§ **THE PROBLEM**: In the material below, please retype the lines from the very first through the one with "const labelFont = 'Liberation", exactly and without pictures.
>> begin PROVIDED MATERIAL
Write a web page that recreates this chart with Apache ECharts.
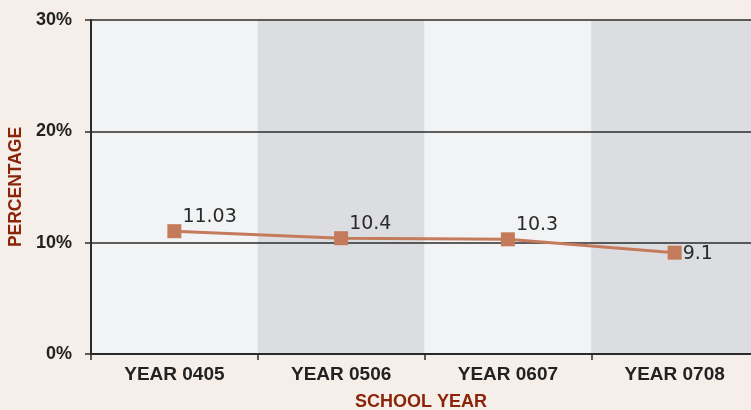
<!DOCTYPE html>
<html>
<head>
<meta charset="utf-8">
<script src="https://cdn.jsdelivr.net/npm/echarts@6/dist/echarts.min.js"></script>
<style>
  html, body { margin: 0; padding: 0; background: #f6eee8; }
  #chart { width: 751px; height: 410px; }
</style>
</head>
<body>
<div id="chart"></div>
<script>
// School-year categories and the percentage recorded for each
const schoolYears = ['YEAR 0405', 'YEAR 0506', 'YEAR 0607', 'YEAR 0708'];
const percentages = [11.03, 10.4, 10.3, 9.1];
const yTicks = [0, 10, 20, 30];

const lineColor = '#c47b5c';
const labelFont = 'Liberation Sans, Arial, sans-serif';

const chart = echarts.init(document.getElementById('chart'));

const seriesData = percentages.map((v, i) => {
  const last = i === percentages.length - 1;
  return {
    value: v,
    label: last
      ? { position: 'right', offset: [-4, 1] }
      : { position: 'right', offset: [-4, -14] }
  };
});

chart.setOption({
  backgroundColor: '#f6eee8',
  animation: false,
  // plot runs slightly past the right edge of the canvas
  grid: { left: 91, right: -7, top: 20, bottom: 56, containLabel: false, outerBoundsMode: 'none' },
  xAxis: {
    type: 'category',
    data: schoolYears,
    boundaryGap: true,
    z: 0,
    name: 'SCHOOL YEAR',
    nameLocation: 'middle',
    nameGap: 39,
    nameTextStyle: { color: '#8b2408', fontWeight: 'bold', fontSize: 18, fontFamily: labelFont, padding: [0, 7, 0, 0] },
    axisLine: { show: true, lineStyle: { color: '#2b2b2b', width: 2 } },
    axisTick: { show: true, length: 6, inside: false, lineStyle: { color: '#2b2b2b', width: 1.5 } },
    axisLabel: { color: '#222', fontWeight: 'bold', fontSize: 19, fontFamily: labelFont, margin: 11 },
    splitLine: { show: false },
    splitArea: { show: true, areaStyle: { color: ['#f2f3f5', '#dcdde0'] } }
  },
  yAxis: {
    type: 'value',
    min: yTicks[0],
    max: yTicks[yTicks.length - 1],
    interval: 10,
    z: 3,
    name: 'PERCENTAGE',
    nameLocation: 'middle',
    nameRotate: 90,
    nameGap: 66,
    nameTextStyle: { color: '#8b2408', fontWeight: 'bold', fontSize: 17.5, fontFamily: labelFont },
    axisLine: { show: true, lineStyle: { color: '#2b2b2b', width: 2 } },
    axisTick: { show: true, length: 6, lineStyle: { color: '#2b2b2b', width: 1.5 } },
    axisLabel: { color: '#222', fontWeight: 'bold', fontSize: 18, fontFamily: labelFont, margin: 19, formatter: '{value}%' },
    splitLine: { show: true, lineStyle: { color: '#2b2b2b', width: 1.5 } },
    splitArea: { show: false }
  },
  series: [{
    type: 'line',
    data: seriesData,
    symbol: 'rect',
    symbolSize: 14,
    itemStyle: { color: lineColor },
    lineStyle: { color: lineColor, width: 3 },
    label: {
      show: true,
      color: '#2a2a2a',
      fontSize: 19,
      fontFamily: 'DejaVu Sans, sans-serif',
      distance: 5
    },
    z: 5
  }]
});
</script>
</body>
</html>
>> end PROVIDED MATERIAL
§ **RESPONSE**:
Write a web page that recreates this chart with Apache ECharts.
<!DOCTYPE html>
<html>
<head>
<meta charset="utf-8">
<script src="https://cdn.jsdelivr.net/npm/echarts@6/dist/echarts.min.js"></script>
<style>
  html, body { margin: 0; padding: 0; background: #f6eee8; }
  #chart { width: 751px; height: 410px; }
</style>
</head>
<body>
<div id="chart"></div>
<script>
// School-year categories and the percentage recorded for each
const schoolYears = ['YEAR 0405', 'YEAR 0506', 'YEAR 0607', 'YEAR 0708'];
const percentages = [11.03, 10.4, 10.3, 9.1];
const yTicks = [0, 10, 20, 30];

const lineColor = '#c47b5c';
const labelFont = 'Liberation Sans, Arial, sans-serif';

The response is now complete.